Written task
Go through the records and show each line where the word "this" occurs.

Records to use
== == ==
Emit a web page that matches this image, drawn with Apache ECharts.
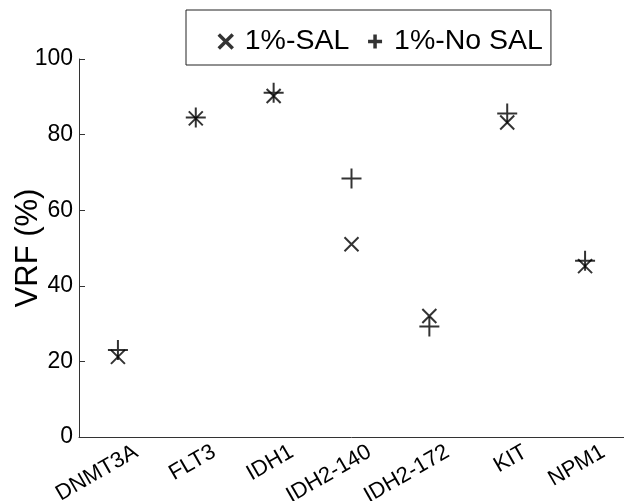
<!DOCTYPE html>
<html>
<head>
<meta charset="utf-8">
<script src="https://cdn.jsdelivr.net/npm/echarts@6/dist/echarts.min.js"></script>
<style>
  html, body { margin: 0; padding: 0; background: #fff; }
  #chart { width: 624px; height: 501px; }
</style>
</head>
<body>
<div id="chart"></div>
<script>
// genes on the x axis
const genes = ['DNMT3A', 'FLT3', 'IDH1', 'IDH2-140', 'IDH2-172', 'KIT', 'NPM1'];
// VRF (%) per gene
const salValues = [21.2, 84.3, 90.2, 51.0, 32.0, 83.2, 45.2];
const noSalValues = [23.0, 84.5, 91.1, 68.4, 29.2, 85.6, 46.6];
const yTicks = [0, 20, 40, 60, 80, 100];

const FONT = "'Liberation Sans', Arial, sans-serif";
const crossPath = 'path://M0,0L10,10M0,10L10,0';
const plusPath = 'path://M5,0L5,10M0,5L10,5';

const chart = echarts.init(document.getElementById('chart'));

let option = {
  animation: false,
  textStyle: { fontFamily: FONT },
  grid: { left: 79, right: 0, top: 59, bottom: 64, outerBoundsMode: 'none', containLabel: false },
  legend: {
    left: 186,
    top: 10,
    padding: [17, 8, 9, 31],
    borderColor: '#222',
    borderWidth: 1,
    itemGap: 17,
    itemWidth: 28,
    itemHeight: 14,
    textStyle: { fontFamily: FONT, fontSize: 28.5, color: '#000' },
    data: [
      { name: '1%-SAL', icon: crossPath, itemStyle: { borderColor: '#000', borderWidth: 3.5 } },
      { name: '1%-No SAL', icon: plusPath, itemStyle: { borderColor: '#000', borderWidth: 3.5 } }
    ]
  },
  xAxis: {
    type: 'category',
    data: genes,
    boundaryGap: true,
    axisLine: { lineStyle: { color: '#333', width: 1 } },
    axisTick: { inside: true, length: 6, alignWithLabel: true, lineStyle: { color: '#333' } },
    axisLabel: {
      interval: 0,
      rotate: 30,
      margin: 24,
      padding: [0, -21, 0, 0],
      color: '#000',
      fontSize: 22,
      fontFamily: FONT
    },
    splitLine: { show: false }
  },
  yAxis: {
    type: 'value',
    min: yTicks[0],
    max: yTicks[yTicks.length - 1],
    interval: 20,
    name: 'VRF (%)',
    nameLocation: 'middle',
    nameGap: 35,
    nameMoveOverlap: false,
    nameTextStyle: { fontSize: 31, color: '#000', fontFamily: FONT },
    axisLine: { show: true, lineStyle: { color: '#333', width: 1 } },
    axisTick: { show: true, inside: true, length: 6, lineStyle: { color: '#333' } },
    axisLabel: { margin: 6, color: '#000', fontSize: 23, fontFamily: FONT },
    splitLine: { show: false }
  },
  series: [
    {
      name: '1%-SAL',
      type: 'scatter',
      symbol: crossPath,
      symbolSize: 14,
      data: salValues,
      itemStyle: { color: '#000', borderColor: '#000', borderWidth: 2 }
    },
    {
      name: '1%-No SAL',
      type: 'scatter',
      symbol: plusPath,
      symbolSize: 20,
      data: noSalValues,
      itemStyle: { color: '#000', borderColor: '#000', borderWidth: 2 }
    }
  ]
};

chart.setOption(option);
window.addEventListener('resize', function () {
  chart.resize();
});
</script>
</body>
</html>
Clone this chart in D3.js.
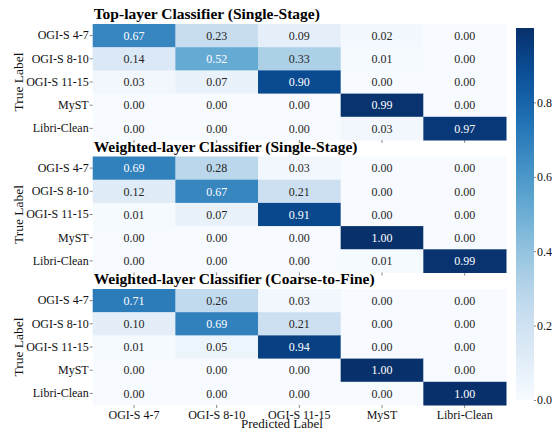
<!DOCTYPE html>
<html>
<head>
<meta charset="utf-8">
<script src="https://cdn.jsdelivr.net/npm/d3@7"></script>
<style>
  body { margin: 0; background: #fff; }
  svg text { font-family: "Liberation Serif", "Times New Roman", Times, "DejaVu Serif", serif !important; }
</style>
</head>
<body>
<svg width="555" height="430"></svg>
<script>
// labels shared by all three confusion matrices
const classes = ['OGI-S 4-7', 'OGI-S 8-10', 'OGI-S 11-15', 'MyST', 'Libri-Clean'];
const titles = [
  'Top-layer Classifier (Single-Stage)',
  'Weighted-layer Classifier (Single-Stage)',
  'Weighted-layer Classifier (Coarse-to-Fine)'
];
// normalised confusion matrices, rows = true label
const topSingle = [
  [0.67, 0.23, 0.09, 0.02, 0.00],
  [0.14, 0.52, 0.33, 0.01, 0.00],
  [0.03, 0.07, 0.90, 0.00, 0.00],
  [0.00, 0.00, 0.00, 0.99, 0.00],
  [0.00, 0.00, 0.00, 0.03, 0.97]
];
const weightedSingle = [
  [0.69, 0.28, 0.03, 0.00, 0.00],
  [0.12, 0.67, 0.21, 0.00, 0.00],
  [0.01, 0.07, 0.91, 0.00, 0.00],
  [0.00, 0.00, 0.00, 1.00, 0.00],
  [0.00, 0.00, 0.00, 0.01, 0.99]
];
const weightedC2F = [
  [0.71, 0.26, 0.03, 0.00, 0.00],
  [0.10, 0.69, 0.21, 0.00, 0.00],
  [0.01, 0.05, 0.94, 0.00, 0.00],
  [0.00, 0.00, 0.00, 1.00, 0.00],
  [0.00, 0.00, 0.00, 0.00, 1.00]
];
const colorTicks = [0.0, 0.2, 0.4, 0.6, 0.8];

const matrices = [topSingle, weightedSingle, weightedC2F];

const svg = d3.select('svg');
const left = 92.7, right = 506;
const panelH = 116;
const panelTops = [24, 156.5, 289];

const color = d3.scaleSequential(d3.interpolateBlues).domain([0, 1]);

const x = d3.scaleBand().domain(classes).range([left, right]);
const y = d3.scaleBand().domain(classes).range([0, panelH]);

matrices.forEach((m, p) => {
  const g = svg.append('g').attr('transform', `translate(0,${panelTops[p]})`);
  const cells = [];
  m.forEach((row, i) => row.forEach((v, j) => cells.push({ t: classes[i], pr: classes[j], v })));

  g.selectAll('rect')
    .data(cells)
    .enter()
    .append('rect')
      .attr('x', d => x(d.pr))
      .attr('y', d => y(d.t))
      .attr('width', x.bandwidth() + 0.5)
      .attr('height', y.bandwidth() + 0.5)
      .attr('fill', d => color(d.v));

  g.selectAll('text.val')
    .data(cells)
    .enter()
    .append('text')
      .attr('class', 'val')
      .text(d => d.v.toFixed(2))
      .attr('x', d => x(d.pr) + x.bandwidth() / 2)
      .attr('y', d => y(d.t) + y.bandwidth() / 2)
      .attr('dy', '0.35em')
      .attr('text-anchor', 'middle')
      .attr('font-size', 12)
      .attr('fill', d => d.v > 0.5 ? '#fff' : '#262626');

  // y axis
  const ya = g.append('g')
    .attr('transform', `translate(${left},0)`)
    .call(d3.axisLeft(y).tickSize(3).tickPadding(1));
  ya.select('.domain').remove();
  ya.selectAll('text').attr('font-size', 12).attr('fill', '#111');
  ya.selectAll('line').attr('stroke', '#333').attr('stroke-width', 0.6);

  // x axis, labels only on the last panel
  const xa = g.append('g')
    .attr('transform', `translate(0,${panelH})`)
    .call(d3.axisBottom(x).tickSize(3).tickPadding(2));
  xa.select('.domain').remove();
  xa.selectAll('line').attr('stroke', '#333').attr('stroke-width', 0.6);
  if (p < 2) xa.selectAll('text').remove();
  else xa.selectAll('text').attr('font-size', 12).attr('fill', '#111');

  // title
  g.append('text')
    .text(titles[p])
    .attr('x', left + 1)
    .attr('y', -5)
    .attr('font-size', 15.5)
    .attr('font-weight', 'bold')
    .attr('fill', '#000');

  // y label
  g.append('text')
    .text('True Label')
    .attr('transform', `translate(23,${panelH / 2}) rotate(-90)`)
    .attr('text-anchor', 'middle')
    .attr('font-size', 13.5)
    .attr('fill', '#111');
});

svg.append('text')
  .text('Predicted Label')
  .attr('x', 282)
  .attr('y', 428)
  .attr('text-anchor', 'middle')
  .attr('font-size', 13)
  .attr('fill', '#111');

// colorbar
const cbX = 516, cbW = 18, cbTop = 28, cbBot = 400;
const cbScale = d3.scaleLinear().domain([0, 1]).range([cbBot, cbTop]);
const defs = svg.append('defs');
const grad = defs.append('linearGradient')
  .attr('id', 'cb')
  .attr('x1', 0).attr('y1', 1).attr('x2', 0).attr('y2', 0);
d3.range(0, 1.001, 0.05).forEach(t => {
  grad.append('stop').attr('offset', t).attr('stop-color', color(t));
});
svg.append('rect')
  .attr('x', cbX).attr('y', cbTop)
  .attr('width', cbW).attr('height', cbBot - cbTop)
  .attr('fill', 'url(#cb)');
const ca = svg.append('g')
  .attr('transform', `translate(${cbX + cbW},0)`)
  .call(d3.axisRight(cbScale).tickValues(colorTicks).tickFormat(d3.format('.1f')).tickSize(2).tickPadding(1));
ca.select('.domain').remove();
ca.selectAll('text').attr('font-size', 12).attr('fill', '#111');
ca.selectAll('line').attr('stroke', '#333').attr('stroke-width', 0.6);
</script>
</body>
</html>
== == ==
Result of the task
Emit a web page that matches this image, drawn with Apache ECharts.
Clone this chart in D3.js.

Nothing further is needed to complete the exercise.